When my parents approached me with the idea of moving to New Zealand, I hardly thought they were serious. They had mentioned moving to exotic countries before, and I thought that their words held as much substance as a poorly written romance novel. Not this time. A few months after the initial idea, I found myself in an airport in the foreign country. This is the first time I experienced the bungee jumping principle: Trust your safety equipment, and let yourself embrace the fall. I stood in a country that I did not call my home. I did not know common practices or customs. Despite all my fears, I knew I had my family, my faith, and my belief in myself. These acted my safety equipment. I plummeted into the unknown, but I trusted in what constantly kept me safe.
Because I did not attend school in New Zealand, it would have been easy to float through the five months completing nothing. However, I always have always possessed a craving for knowledge, so I nurtured my mind. My family visited as many historical monuments and museums as we could find.
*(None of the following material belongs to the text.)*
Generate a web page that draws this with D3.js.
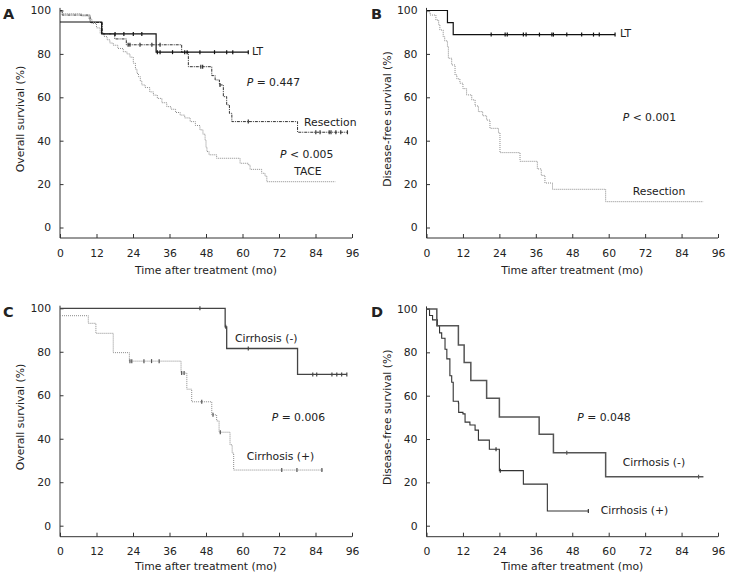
<!DOCTYPE html>
<html><head><meta charset="utf-8">
<script src="https://cdn.jsdelivr.net/npm/d3@7"></script>
<style>
body{margin:0;background:#fff;}
svg text{font-family:"DejaVu Sans",Verdana,sans-serif;fill:#222;}
</style></head>
<body><svg id="c" width="734" height="583"></svg>
<script>
// ---------- data ----------
const xTicks = [0,12,24,36,48,60,72,84,96];
const yTicks = [0,20,40,60,80,100];
const xTitle = "Time after treatment (mo)";
const yTitleOS = "Overall survival (%)";
const yTitleDFS = "Disease-free survival (%)";

// Panel A
const aLT = [[0,94.7],[13.7,89.2],[31.6,80.8],[61.9,80.8]];
const aLTCens = [18.1,21,24.1,26.9,32,32.9,37,41,41.8,46,50.8,54.8,56.8,61.9];
const aRes = [[0,100],[0.7,97.9],[9.9,94.5],[13.9,89.2],[18.0,86.9],[21.8,84.2],[40,80.8],[42.2,74.1],[49.9,70],[51,68],[52.4,65.7],[53.7,60.3],[54.8,56.5],[55.7,52.6],[56.5,48.8],[78.1,43.9],[94.5,43.9]];
const aResCens = [22.4,23.0,26.3,30.2,32.9,46.3,46.9,52.6,61.9,84.1,85.5,88.5,89.1,90.7,92.3,94.5];
const aTACE = [[0,100],[0.8,98.5],[7,97.5],[9.5,96],[10.5,94],[12,92],[13.2,89.5],[14.5,88],[15.5,86.5],[16.4,85],[17.5,84],[19,82.5],[20.8,81],[22,80],[23,78.5],[24.1,75.7],[24.8,73],[25.3,71],[25.8,69.5],[26.4,67.5],[26.9,65.7],[28,64.5],[29.5,62.5],[30.7,61],[32,59.5],[33.5,57.5],[35.1,55.7],[36.5,54.5],[38,53],[39.5,51.8],[41,50.5],[42.8,48.8],[44.5,47],[46,45],[47,43],[47.7,40.3],[48,37],[48.3,35],[49,33.5],[51.5,31.9],[59.2,29.6],[61.9,28.8],[62.5,26.8],[66.3,25],[67.4,23.7],[68,21.1],[90.5,21.1]];

// Panel B
const bLT = [[0,100],[6.9,94.4],[8.8,88.9],[62.1,88.9]];
const bLTCens = [21.3,25.9,26.6,31.9,32.8,37.2,41.3,41.8,46.2,51.1,55,56.9,62.1];
const bRes = [[0,100],[0.3,99.4],[1.2,97.9],[3.1,95.6],[4.0,93.5],[4.4,91],[5.5,87.9],[6.0,86],[6.9,83.3],[7.2,78],[8.3,74.9],[9.4,70.3],[10,68.5],[11,66.5],[12,64],[13.2,61.1],[14.9,58.8],[16,56],[17.1,53.4],[18.5,51.5],[19.8,49.5],[20.9,45.7],[23.7,43.7],[24.2,34.5],[30.8,30.5],[36.5,27],[37.8,24],[39,20.5],[41.5,17.6],[59,11.9],[91.2,11.9]];

// Panel C
const cNeg = [[0,100],[54.3,91.5],[54.8,81.5],[78.1,69.6],[94.3,69.6]];
const cNegCens = [46,54.5,61.9,83.1,84.4,89.4,91,92.6,94.3];
const cPos = [[0,96.6],[9.3,93.1],[11.8,88.5],[17.5,79.6],[22.8,75.7],[39.8,70.2],[41.7,62.8],[43.3,57],[49.9,51],[51.5,48.2],[52.3,43],[55.9,37.2],[56.6,33.4],[57.1,25.6],[86.6,25.6]];
const cPosCens = [23,23.6,27.6,30.1,32.6,40,40.8,46.6,50.3,52.7,72.9,77.9,86.1];

// Panel D
const dNeg = [[0,100],[3.4,92.3],[10.5,83.4],[12.4,75.3],[14.6,67],[19.8,58.8],[24,50.2],[37.1,42.2],[41.8,33.7],[59,22.6],[91.2,22.6]];
const dNegCens = [46.2,89.6];
const dPos = [[0,100],[1.0,97],[2.0,95],[3.6,92.3],[4.3,89],[5.0,86.5],[6.1,81.4],[6.7,77],[7.7,69.2],[8.3,66.2],[8.8,57.4],[10.5,56.6],[10.6,52.3],[12,51.6],[12.7,47.8],[14.3,46.5],[16,44.1],[17.1,39.5],[20.7,35.3],[24,25.4],[31.9,19.2],[39.8,6.8],[53.3,6.8]];
const dPosCens = [22.9,24.3,53.3];

// ---------- layout ----------
const panels = [
  {letter:"A", lx:3, ly:19, xr:[60,352], yr:[227.5,10.5], axisY:238, xTitleY:271, yTitleX:21, yTitle:yTitleOS,
   series:[
     {data:aTACE, cens:[], color:"#8a8a8a", w:1, dash:"1,1"},
     {data:aRes, cens:aResCens, color:"#333", w:1, dash:"3,1,1,1"},
     {data:aLT, cens:aLTCens, color:"#111", w:1.2, dash:null}
   ],
   labels:[
     {t:"LT", x:252, y:51.7},
     {t:"= 0.447", p:true, x:246.7, y:83.3},
     {t:"Resection", x:304, y:122.7},
     {t:"< 0.005", p:true, x:280, y:155},
     {t:"TACE", x:308, y:172.3, anchor:"middle"}
   ]},
  {letter:"B", lx:371, ly:19, xr:[426.5,718], yr:[227.5,10.5], axisY:238, xTitleY:271, yTitleX:388, yTitle:yTitleDFS,
   series:[
     {data:bRes, cens:[], color:"#8a8a8a", w:1, dash:"1,1"},
     {data:bLT, cens:bLTCens, color:"#111", w:1.2, dash:null}
   ],
   labels:[
     {t:"LT", x:620, y:34.3},
     {t:"< 0.001", p:true, x:622.7, y:118.3},
     {t:"Resection", x:659, y:192.3, anchor:"middle"}
   ]},
  {letter:"C", lx:3, ly:317, xr:[60,352], yr:[525.7,308.3], axisY:536.7, xTitleY:567, yTitleX:21, yTitle:yTitleOS,
   series:[
     {data:cPos, cens:cPosCens, color:"#8a8a8a", w:1, dash:"1,1"},
     {data:cNeg, cens:cNegCens, color:"#444", w:1.3, dash:null}
   ],
   labels:[
     {t:"Cirrhosis (-)", x:235, y:339.3},
     {t:"= 0.006", p:true, x:271.7, y:417.7},
     {t:"Cirrhosis (+)", x:246.7, y:456.7}
   ]},
  {letter:"D", lx:371, ly:317, xr:[426.5,718], yr:[525.7,309], axisY:536.7, xTitleY:567, yTitleX:388, yTitle:yTitleDFS,
   series:[
     {data:dPos, cens:dPosCens, color:"#333", w:1.1, dash:null},
     {data:dNeg, cens:dNegCens, color:"#555", w:1.5, dash:null}
   ],
   labels:[
     {t:"= 0.048", p:true, x:577.3, y:418.3},
     {t:"Cirrhosis (-)", x:622.7, y:463.3},
     {t:"Cirrhosis (+)", x:600.7, y:511}
   ]}
];

const svg = d3.select("#c");
const FS = 10.8;

function survAt(data, t){
  let s = data[0][1];
  for (const d of data){ if (d[0] <= t) s = d[1]; }
  return s;
}

panels.forEach(p => {
  const x = d3.scaleLinear().domain([0,96]).range(p.xr);
  const y = d3.scaleLinear().domain([0,100]).range(p.yr);
  const g = svg.append("g");

  // axis lines
  g.append("line").attr("x1",x(0)).attr("x2",x(0)).attr("y1",y(101.2)).attr("y2",p.axisY)
    .attr("stroke","#333").attr("stroke-width",1);
  g.append("line").attr("x1",x(0)).attr("x2",x(96)).attr("y1",p.axisY).attr("y2",p.axisY)
    .attr("stroke","#333").attr("stroke-width",1);

  const xa = g.append("g").attr("transform",`translate(0,${p.axisY})`)
    .call(d3.axisBottom(x).tickValues(xTicks).tickSizeInner(-4).tickSizeOuter(0).tickPadding(11));
  const ya = g.append("g").attr("transform",`translate(${x(0)},0)`)
    .call(d3.axisLeft(y).tickValues(yTicks).tickSizeInner(-3.5).tickSizeOuter(0).tickPadding(9));
  [xa,ya].forEach(a=>{
    a.select(".domain").remove();
    a.selectAll("line").attr("stroke","#333");
    a.selectAll("text").attr("font-size",FS).attr("font-family","DejaVu Sans").attr("fill","#222");
  });

  // titles
  g.append("text").attr("x",(p.xr[0]+p.xr[1])/2).attr("y",p.xTitleY).attr("text-anchor","middle")
    .attr("dominant-baseline","middle").attr("font-size",FS).text(xTitle);
  g.append("text").attr("transform",`translate(${p.yTitleX},${(p.yr[0]+p.yr[1])/2}) rotate(-90)`)
    .attr("text-anchor","middle").attr("dominant-baseline","middle").attr("font-size",FS).text(p.yTitle);
  g.append("text").attr("x",p.lx).attr("y",p.ly).attr("font-family","Liberation Sans, Arial, sans-serif")
    .attr("font-weight","bold").attr("font-size",14.5).attr("fill","#111").text(p.letter);

  // curves
  const line = d3.line().x(d=>x(d[0])).y(d=>y(d[1])).curve(d3.curveStepAfter);
  p.series.forEach(s => {
    g.append("path").datum(s.data).attr("d",line).attr("fill","none")
      .attr("stroke",s.color).attr("stroke-width",s.w)
      .attr("stroke-dasharray",s.dash);
    g.selectAll(null).data(s.cens).enter().append("line")
      .attr("x1",d=>x(d)).attr("x2",d=>x(d))
      .attr("y1",d=>y(survAt(s.data,d))-2).attr("y2",d=>y(survAt(s.data,d))+2)
      .attr("stroke",s.color==="#8a8a8a"?"#555":s.color).attr("stroke-width",1.2);
  });

  // labels
  p.labels.forEach(l => {
    const t = g.append("text").attr("x",l.x).attr("y",l.y).attr("dominant-baseline","middle")
      .attr("font-size",FS).attr("text-anchor",l.anchor||"start");
    if (l.p){
      t.append("tspan").attr("font-style","italic").text("P");
      t.append("tspan").text(" " + l.t);
    } else t.text(l.t);
  });
});
</script></body></html>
These scholastic experiences were interesting, but nothing compared to the deeper education I gained. I had to learn how to interact with people whose value system differed from my own. My comfort zone was so distant that I knew I could not run there whenever I wanted. I had to stare my insecurities and fears straight in the eye. My education was far from traditional, but I learned more in those five months than I would have learned in an entire year safe at home.
As I fall from the Auckland Bridge, connected to the safe ledge with only a bungee cord, a smile spreads across my wind-plastered face. My heart seems to try to escape from my chest, not from fear, but elation. I know that if I had not jumped, I would have been completely safe. I had chosen to jump anyway. I had learned from my time in New Zealand the truth and application behind the profound statement attributed to William Shedd: “A ship in the harbor is safe, but that is not what ships are built for.”